In The Accountant, blatancy overtakes sincerity. Ben Affleck plays a CPA on the Asperger’s spectrum but with a special difference: His clients are global terrorists laundering their filthy lucre. They don’t scare this accountant, whose martinet father schooled him in self-defense; plus, his commissions provide him with military-grade weaponry (and a secret stash of original Renoir and Pollock paintings). As absurdly convoluted as The Girl on the Train, this film stays blatantly politically correct, with its subplot about a woman-of-color (Cynthia Addai-Robinson) hunting down the secretive accountant and rising through Treasury Department ranks.

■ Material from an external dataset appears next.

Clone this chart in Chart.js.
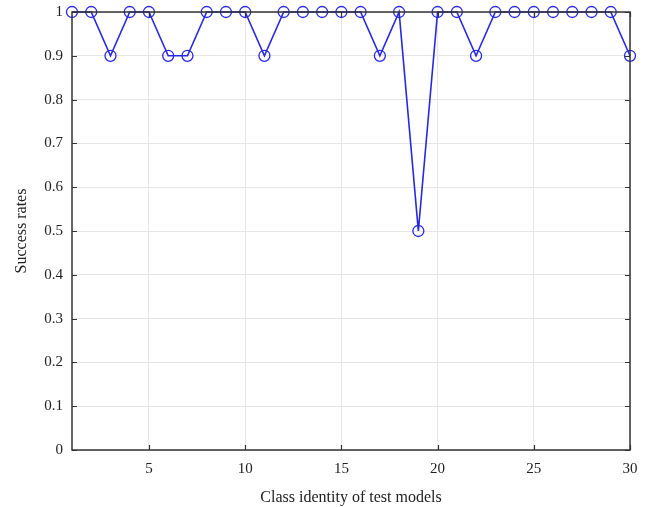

Adding more absurdity and routine violence, director Gavin O’Connor eventually gets to his usual Cain-and-Abel theme (like his 2011 Warrior) — all to say nothing useful or new about global politics, sex, class, or ethnicity. Affleck’s morose performance looks like homework for his role in Zack Snyder’s Batman v Superman opus. Except for Snyder, the future of Hollywood movies looks grim.